Experts say there are two levels of insanity defenses. Holmes' public defenders could argue he is not mentally competent to stand trial. If they cannot convince the court that he is mentally incompetent, and he is convicted, they can try to stave off a possible death penalty by arguing he is mentally ill. Prosecutors will decide whether to seek the death penalty in the coming weeks.

Holmes ultimately could enter a plea to the anticipated dozen first-degree murder charges verbally, or his attorneys could enter it for him. Prosecutors may file multiple counts of attempted first-degree murder and other charges against Holmes, whom Aurora police say booby-trapped his apartment with the intent to kill any officers responding there.

Sam Kamin, a law professor at the University of Denver, said there is "pronounced" evidence that the attack was premeditated, which would seem to make an insanity defense difficult. "But," he said, "the things that we don't know are what this case is going to hinge on, and that's his mental state."

District Court Judge William Blair Sylvester has tried to tightly control the flow of information about Holmes, placing a gag order on lawyers and law enforcement, sealing the court file and barring the university from releasing public records relating to Holmes' year there. A consortium of media organizations, including The Associated Press, is challenging Sylvester's sealing of the court file.

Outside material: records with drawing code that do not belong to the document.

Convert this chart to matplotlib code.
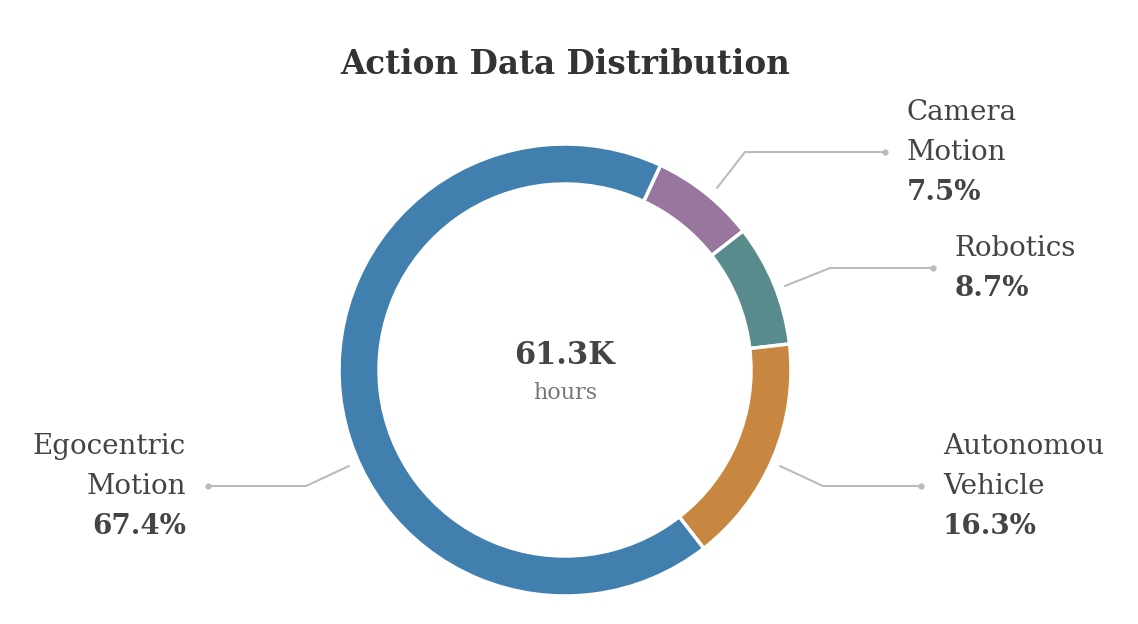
import matplotlib
matplotlib.use("Agg")
import matplotlib.pyplot as plt
import numpy as np
from matplotlib.transforms import Bbox

# ---- data ----
categories = ["Camera\nMotion", "Robotics", "Autonomous\nVehicle", "Egocentric\nMotion"]
shares = [7.5, 8.7, 16.3, 67.4]
colors = ["#98769E", "#588B8B", "#C88741", "#417FAE"]
total_label = "61.3K"
unit_label = "hours"
title = "Action Data Distribution"

W, H = 1138, 624
fig = plt.figure(figsize=(W / 100, H / 100), dpi=100)
ax = fig.add_axes([0, 0, 1, 1])

def py(y):
    return H - y

FONT = "DejaVu Serif"
TXT = "#444444"
cx, cy, R, ring = 565, 370, 226, 40

wedges, _ = ax.pie(shares, colors=colors, startangle=65, counterclock=False,
                   radius=R, center=(cx, py(cy)),
                   wedgeprops=dict(width=ring, edgecolor="white", linewidth=2.5))
ax.set_xlim(0, W)
ax.set_ylim(0, H)
ax.set_aspect("equal")
ax.axis("off")

fig.text(cx / W, 1 - 65 / H, title, ha="center", va="center", fontsize=23.5,
         fontweight="bold", family=FONT, color="#333333")
ax.text(cx, py(356), total_label, ha="center", va="center", fontsize=22,
        fontweight="bold", family=FONT, color=TXT)
ax.text(cx, py(393), unit_label, ha="center", va="center", fontsize=16,
        family=FONT, color="#777777")

# leader layout: (start, elbow, end) in pixel coords, text side
leaders = [
    ((717, 188), (745, 152), (885, 152), "left"),
    ((785, 286), (830, 268), (933, 268), "left"),
    ((780, 466), (823, 486), (921, 486), "left"),
    ((349, 466), (306, 486), (208, 486), "right"),
]
LH = 40  # line height in px
for cat, val, (s, e, t, side) in zip(categories, shares, leaders):
    xs = [s[0], e[0], t[0]]
    ys = [py(s[1]), py(e[1]), py(t[1])]
    ax.plot(xs, ys, color="#BBBBBB", lw=1.5, solid_capstyle="round")
    ax.plot([t[0]], [py(t[1])], "o", color="#BBBBBB", ms=3.5)
    lines = cat.split("\n")
    n = len(lines) + 1
    y0 = t[1] - (n - 1) * LH / 2
    if side == "left":
        tx, ha = t[0] + 22, "left"
    else:
        tx, ha = t[0] - 22, "right"
    for i, ln in enumerate(lines):
        txt = ax.text(tx, py(y0 + i * LH), ln, ha=ha, va="center", fontsize=20,
                      family=FONT, color=TXT)
        if side == "left":
            txt.set_clip_box(Bbox([[0, 0], [1105, H]]))
            txt.set_clip_on(True)
    ax.text(tx, py(y0 + len(lines) * LH), f"{val}%", ha=ha, va="center", fontsize=20,
            fontweight="bold", family=FONT, color=TXT)

fig.savefig("out.png", dpi=100, facecolor="white")
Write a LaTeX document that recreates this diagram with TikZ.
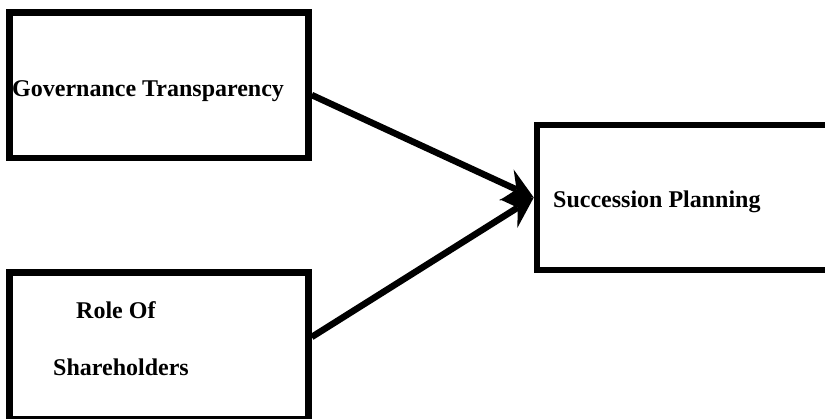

On Friday, court papers revealed that Holmes was seeing a psychiatrist at the university. But they did not say how long he was seeing Dr. Lynne Fenton and if it was for a mental illness. An online resume listed schizophrenia as one of her research interests.

Authorities say Holmes legally purchased four guns before the attack at Denver-area stores – a semiautomatic rifle, a shotgun, and two pistols. To buy the guns, Holmes had to pass background checks that can take as little as 20 minutes in Colorado.

A woman who was critically wounded in the rampage and whose 6-year-old daughter was killed suffered a miscarriage, her family said Saturday. The family of Ashley Moser said the trauma caused the miscarriage. Moser's daughter, Veronica Moser-Sullivan, was the youngest person killed.